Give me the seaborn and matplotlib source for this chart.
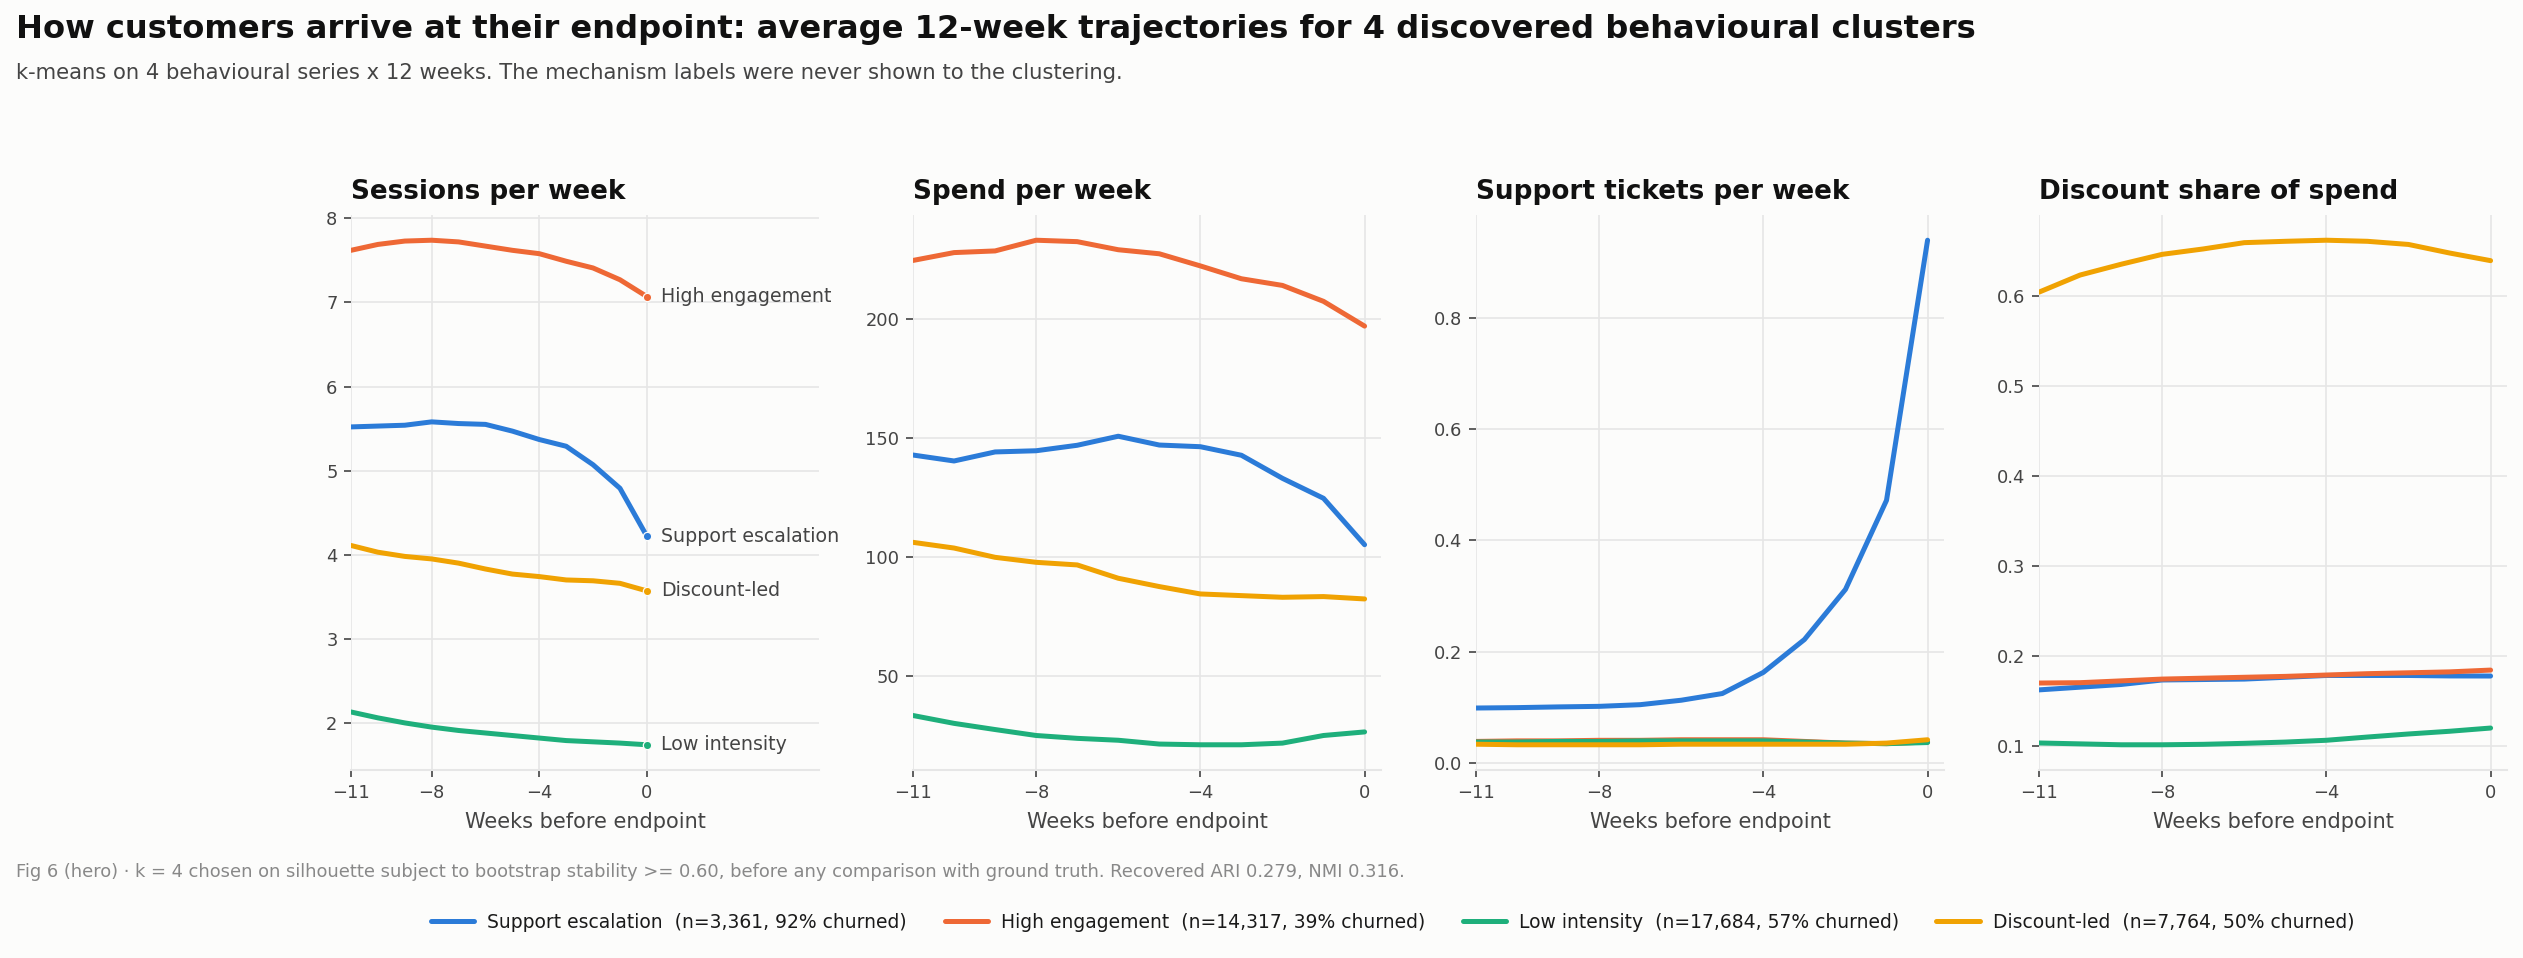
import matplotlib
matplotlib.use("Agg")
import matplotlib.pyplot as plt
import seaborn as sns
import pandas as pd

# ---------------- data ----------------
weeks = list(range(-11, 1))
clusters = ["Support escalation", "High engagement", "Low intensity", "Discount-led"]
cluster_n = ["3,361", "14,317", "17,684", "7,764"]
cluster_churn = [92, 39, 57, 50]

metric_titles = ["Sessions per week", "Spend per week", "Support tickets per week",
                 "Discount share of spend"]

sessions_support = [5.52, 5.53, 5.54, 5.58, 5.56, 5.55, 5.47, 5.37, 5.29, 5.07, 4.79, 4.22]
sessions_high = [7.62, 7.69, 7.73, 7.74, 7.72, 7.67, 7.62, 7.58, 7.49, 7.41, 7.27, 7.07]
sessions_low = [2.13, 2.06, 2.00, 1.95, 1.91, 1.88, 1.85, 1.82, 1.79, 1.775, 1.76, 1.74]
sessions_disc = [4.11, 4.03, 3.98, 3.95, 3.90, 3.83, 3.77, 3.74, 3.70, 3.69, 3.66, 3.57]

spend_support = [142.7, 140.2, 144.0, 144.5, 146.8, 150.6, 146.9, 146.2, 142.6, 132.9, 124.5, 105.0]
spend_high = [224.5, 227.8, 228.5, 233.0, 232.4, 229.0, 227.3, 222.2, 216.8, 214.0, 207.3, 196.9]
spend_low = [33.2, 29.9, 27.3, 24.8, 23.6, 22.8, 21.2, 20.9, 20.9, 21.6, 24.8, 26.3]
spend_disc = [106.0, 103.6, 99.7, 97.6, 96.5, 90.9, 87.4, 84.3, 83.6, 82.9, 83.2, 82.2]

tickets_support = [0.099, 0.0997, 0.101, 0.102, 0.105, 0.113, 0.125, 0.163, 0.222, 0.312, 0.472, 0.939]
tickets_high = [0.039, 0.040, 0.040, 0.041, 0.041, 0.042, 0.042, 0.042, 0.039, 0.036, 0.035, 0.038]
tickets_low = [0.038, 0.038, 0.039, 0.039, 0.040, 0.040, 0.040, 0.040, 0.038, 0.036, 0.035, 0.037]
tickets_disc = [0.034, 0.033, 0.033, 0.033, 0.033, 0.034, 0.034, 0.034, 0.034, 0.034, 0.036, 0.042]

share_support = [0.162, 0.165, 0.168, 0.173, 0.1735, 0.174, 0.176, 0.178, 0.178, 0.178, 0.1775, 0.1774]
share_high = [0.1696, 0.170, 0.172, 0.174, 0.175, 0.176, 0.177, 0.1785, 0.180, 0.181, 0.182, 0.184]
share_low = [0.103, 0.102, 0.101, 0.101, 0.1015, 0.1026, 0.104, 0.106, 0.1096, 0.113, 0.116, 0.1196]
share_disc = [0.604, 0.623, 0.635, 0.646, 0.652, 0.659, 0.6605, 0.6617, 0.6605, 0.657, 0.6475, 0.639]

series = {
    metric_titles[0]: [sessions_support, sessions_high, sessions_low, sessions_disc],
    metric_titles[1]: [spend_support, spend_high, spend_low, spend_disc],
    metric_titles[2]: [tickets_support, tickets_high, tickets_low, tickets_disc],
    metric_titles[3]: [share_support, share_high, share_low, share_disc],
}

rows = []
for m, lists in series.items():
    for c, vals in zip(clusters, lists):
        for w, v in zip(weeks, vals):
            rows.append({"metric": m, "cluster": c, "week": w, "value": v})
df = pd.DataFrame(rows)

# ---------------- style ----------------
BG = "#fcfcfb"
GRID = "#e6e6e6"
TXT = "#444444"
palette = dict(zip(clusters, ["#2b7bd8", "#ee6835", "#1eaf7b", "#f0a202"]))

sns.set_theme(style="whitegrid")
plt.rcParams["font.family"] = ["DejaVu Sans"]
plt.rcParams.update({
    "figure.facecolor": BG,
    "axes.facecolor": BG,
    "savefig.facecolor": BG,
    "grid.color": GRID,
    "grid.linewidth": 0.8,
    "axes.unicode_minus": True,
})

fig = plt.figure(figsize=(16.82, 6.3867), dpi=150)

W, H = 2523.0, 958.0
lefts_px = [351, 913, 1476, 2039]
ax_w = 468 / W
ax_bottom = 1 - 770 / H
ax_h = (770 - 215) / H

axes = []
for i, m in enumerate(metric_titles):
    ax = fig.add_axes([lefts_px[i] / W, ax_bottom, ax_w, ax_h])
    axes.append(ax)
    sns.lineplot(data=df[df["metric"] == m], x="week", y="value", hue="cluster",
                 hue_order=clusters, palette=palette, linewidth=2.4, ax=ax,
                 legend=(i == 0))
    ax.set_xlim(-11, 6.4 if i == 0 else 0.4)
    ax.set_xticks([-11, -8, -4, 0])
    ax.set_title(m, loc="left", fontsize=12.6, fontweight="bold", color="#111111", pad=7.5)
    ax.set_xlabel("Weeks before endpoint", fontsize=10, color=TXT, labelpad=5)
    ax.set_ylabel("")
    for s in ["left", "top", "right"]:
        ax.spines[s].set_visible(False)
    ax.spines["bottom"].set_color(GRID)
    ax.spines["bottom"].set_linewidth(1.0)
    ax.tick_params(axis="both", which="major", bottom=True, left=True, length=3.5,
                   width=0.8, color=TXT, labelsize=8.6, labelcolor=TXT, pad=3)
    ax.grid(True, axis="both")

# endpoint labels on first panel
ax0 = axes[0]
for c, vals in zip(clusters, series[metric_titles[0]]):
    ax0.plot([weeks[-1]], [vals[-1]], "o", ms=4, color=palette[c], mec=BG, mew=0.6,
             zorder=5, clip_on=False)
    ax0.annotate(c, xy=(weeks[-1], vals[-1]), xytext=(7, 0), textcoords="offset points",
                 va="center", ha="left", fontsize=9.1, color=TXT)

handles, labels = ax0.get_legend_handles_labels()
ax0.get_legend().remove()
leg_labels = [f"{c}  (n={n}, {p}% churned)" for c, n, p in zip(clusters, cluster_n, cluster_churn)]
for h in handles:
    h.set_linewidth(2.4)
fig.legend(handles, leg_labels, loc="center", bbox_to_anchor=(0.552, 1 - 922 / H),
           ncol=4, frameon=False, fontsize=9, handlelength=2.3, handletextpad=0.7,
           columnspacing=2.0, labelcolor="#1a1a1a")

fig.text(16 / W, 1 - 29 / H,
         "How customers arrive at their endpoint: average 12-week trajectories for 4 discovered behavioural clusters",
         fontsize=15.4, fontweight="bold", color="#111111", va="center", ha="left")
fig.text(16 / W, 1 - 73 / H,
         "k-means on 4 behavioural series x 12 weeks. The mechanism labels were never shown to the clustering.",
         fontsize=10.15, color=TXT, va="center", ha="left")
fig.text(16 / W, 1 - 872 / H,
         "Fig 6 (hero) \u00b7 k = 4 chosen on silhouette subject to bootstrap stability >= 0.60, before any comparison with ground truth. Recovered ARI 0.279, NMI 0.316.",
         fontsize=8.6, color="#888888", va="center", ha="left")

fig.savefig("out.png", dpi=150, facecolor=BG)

Problem statement:
Give nothing but the number of lines containing the string "matplotlib".

Output:
4